LDP loses 3 Japan parliamentary elections in blow to Suga

Japanese Prime Minister Yoshihide Suga. © David Mareuil/Pool Photo via AP. Sketched by the Pan Pacific Agency.

TOKYO, Apr 26, 2021, Kyodo. The ruling Liberal Democratic Party lost all three seats up for grabs in Japanese parliamentary elections Sunday, dealing a significant blow to Prime Minister Yoshihide Suga as he considers the timing of a general election that must be held by this fall, Kyodo News reported.

The results of the first national elections since Suga took office in September last year reflect voters’ discontent with the government’s coronavirus response as well as scandals that bought about two of the elections, and are likely to bring Suga’s leadership into question.

Candidates backed by the main opposition Constitutional Democratic Party of Japan won a re-held House of Councillors election in the Hiroshima constituency, an upper house by-election in the Nagano constituency and a House of Representatives by-election for the No. 2 single-seat district in Hokkaido.

“Voters passed a severe judgement on the Suga Cabinet,” said CDPJ secretary general Tetsuro Fukuyama. “It is the result of a buildup of people’s discontent over scandals involving politics and money and the novel coronavirus response.”

The elections in Hiroshima and Hokkaido were called as then-LDP lawmakers vacated the seats over vote-buying and bribe-taking scandals.

“We will reflect seriously on the voters’ judgment,” Taimei Yamaguchi, the LDP’s election campaign chief, said at the party’s headquarters.

Political analysts view the two upper house polls in which the LDP fielded a candidate as a bellwether for a general election Suga could call before his term as LDP president — and hence his time as prime minister — expires on Sept. 30.

The four-year term of lower house members ends on Oct. 21.

The approval rating for Suga’s Cabinet, which stood at around 70 percent shortly after he succeeded Shinzo Abe last September, plunged to below 40 percent in February and has since hovered around that level amid a slow rollout of the coronavirus vaccines.

With the recent COVID-19 resurgence, Suga has largely focused on arranging antivirus measures, including deciding on a state of emergency for Tokyo and three other prefectures from Sunday.

The prime minister did not travel to Hiroshima and Nagano prefectures during the campaign period to rally support for LDP candidates.

Haruko Miyaguchi, a 45-year-old former broadcaster backed by the CPDJ, the Democratic Party for the People and the Social Democratic Party, won the Hiroshima seat in a close race against LDP candidate Hidenori Nishita, a 39-year-old former trade ministry official.

CDPJ candidate Jiro Hata, 51, also backed by other opposition parties, secured the Nagano seat after leading against Yutaka Komatsu, 59, an LDP candidate also backed by the Komeito party.

Another CPDJ candidate, Kenko Matsuki, 62, a former lawmaker also backed by other opposition parties, won the Hokkaido No. 2 district seat.
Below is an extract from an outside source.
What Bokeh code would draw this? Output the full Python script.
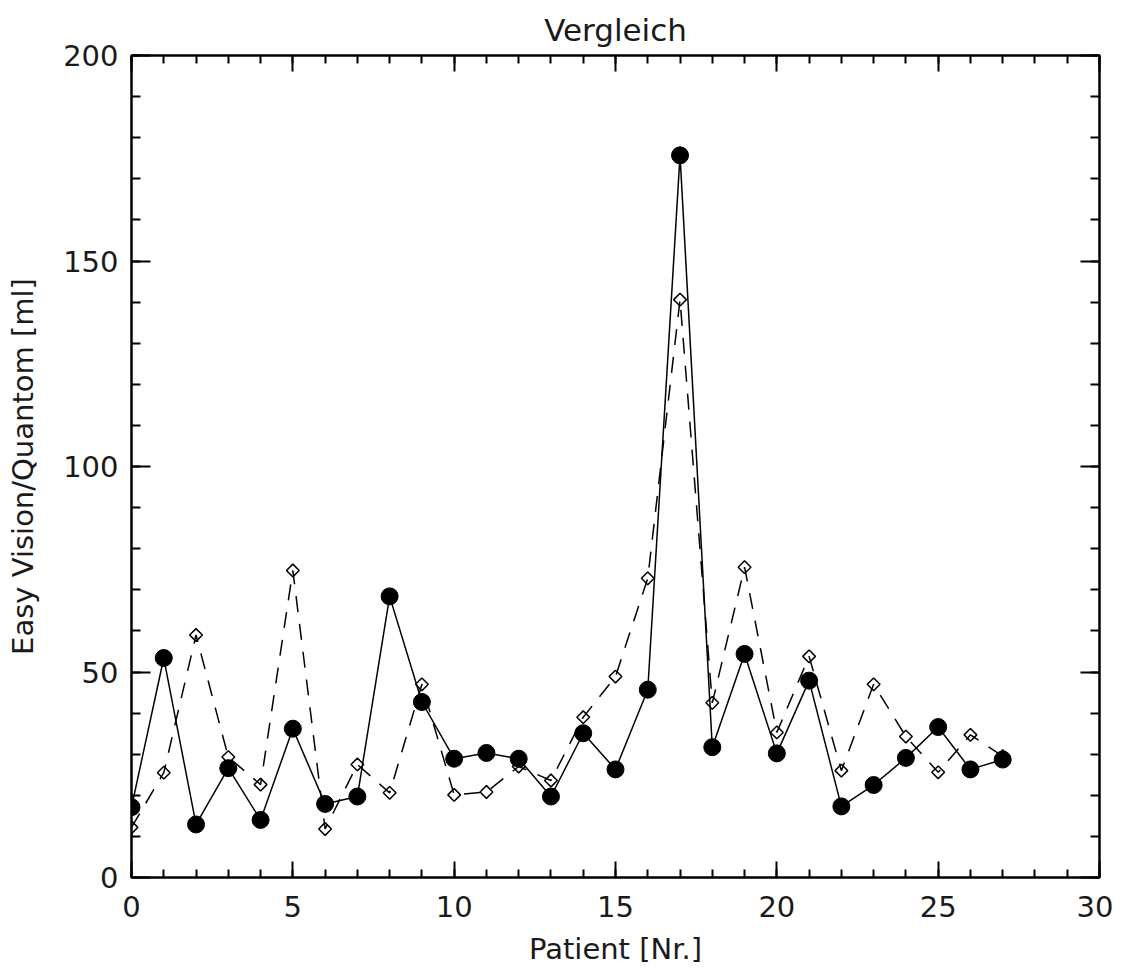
import numpy as np
from bokeh.plotting import figure
from bokeh.models import LinearAxis, SingleIntervalTicker, Range1d
from bokeh.embed import file_html
from bokeh.resources import INLINE

patients = list(range(28))
easy_vision = [17.1, 53.4, 12.9, 26.6, 14.0, 36.2, 17.9, 19.7, 68.4, 42.7,
               28.9, 30.3, 28.9, 19.7, 35.1, 26.3, 45.7, 175.7, 31.7, 54.4,
               30.2, 47.9, 17.3, 22.5, 29.1, 36.6, 26.3, 28.7]
quantom = [12.2, 25.5, 59.0, 29.3, 22.6, 74.7, 11.8, 27.5, 20.6, 47.0,
           20.1, 20.8, 27.0, 23.6, 39.0, 48.9, 72.8, 140.6, 42.5, 75.5,
           35.3, 53.8, 26.0, 47.0, 34.3, 25.6, 34.7, 29.5]

title_text = "Vergleich"
x_label = "Patient [Nr.]"
y_label = "Easy Vision/Quantom [ml]"

FONT = "DejaVu Sans"
TXT = "#1a1a1a"

p = figure(width=1113, height=962, frame_width=968, frame_height=822,
           x_range=Range1d(0, 30), y_range=Range1d(0, 200),
           output_backend="svg", toolbar_location=None,
           min_border_left=131, min_border_right=14,
           min_border_top=55, min_border_bottom=85,
           title=title_text)

p.title.align = "center"
p.title.text_font = FONT
p.title.text_font_size = "31px"
p.title.text_font_style = "normal"
p.title.text_color = TXT
p.title.standoff = 16

p.xgrid.visible = False
p.ygrid.visible = False
p.outline_line_color = "black"
p.outline_line_width = 2

def style_axis(ax, interval, tick_in, labels=True):
    ax.ticker = SingleIntervalTicker(interval=interval, num_minor_ticks=5)
    ax.major_tick_in = tick_in
    ax.major_tick_out = 0
    ax.minor_tick_in = tick_in // 2
    ax.minor_tick_out = 0
    ax.axis_line_color = "black"
    ax.axis_line_width = 2
    ax.major_tick_line_color = "black"
    ax.major_tick_line_width = 2
    ax.minor_tick_line_color = "black"
    ax.minor_tick_line_width = 2
    ax.major_label_text_font = FONT
    ax.major_label_text_font_size = "29px"
    ax.major_label_text_color = TXT
    ax.axis_label_text_font = FONT
    ax.axis_label_text_font_size = "29px"
    ax.axis_label_text_font_style = "normal"
    ax.axis_label_text_color = TXT
    if not labels:
        ax.major_label_text_font_size = "0px"
        ax.major_label_text_color = None
        ax.major_label_standoff = 0

xb = p.xaxis[0]
style_axis(xb, 5, 16)
xb.major_label_standoff = 18
xb.axis_label = x_label
xb.axis_label_standoff = 12

yl = p.yaxis[0]
style_axis(yl, 50, 19)
yl.major_label_standoff = 13
yl.axis_label = y_label
yl.axis_label_standoff = 20

top = LinearAxis()
style_axis(top, 5, 16, labels=False)
p.add_layout(top, "above")
right = LinearAxis()
style_axis(right, 50, 19, labels=False)
p.add_layout(right, "right")

# dashed series with open diamonds
p.line(patients, quantom, line_color="black", line_width=1.5, line_dash="16 12")
p.scatter(patients, quantom, marker="square", angle=np.pi / 4, size=9,
          fill_color="white", fill_alpha=0.0, line_color="black", line_width=1.5)

# solid series with filled circles
p.line(patients, easy_vision, line_color="black", line_width=1.5)
p.scatter(patients, easy_vision, marker="circle", size=17,
          fill_color="black", line_color="black")

open("out.html", "w").write(file_html(p, INLINE))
The LDP did not field its own candidate.

The voter turnout was the lowest on record for Nagano and Hokkaido at 44.40 percent and 30.46 percent, respectively, while that in Hiroshima stood at 33.61, the second lowest on record, according to election boards.

The Hiroshima election was held as Anri Kawai, the wife of former Justice Minister Katsuyuki Kawai, lost her seat after a court found her guilty of vote-buying in the 2019 upper house election, and her election win was nullified.

The couple resigned as lawmakers after leaving the LDP ahead of their arrests in June last year on vote-buying charges.

The Nagano election was held as former land minister Yuichiro Hata, a CDPJ lawmaker who held the seat, died in December after becoming infected with the coronavirus.

Jiro Hata, the younger brother of Yuichiro, secured the backing of most of the CDPJ supporters and other opposition parties, including the Japanese Communist Party.

The Hokkaido by-election was called as former farm minister Takamori Yoshikawa resigned as a lawmaker before being indicted over bribes he received from a representative of an egg producer.

Among the candidates were Japan Innovation Party candidate Izumi Yamazaki, 48, independent Yoshiko Tsuruha, 53, and lawyer Takanori Nagatomo, 52.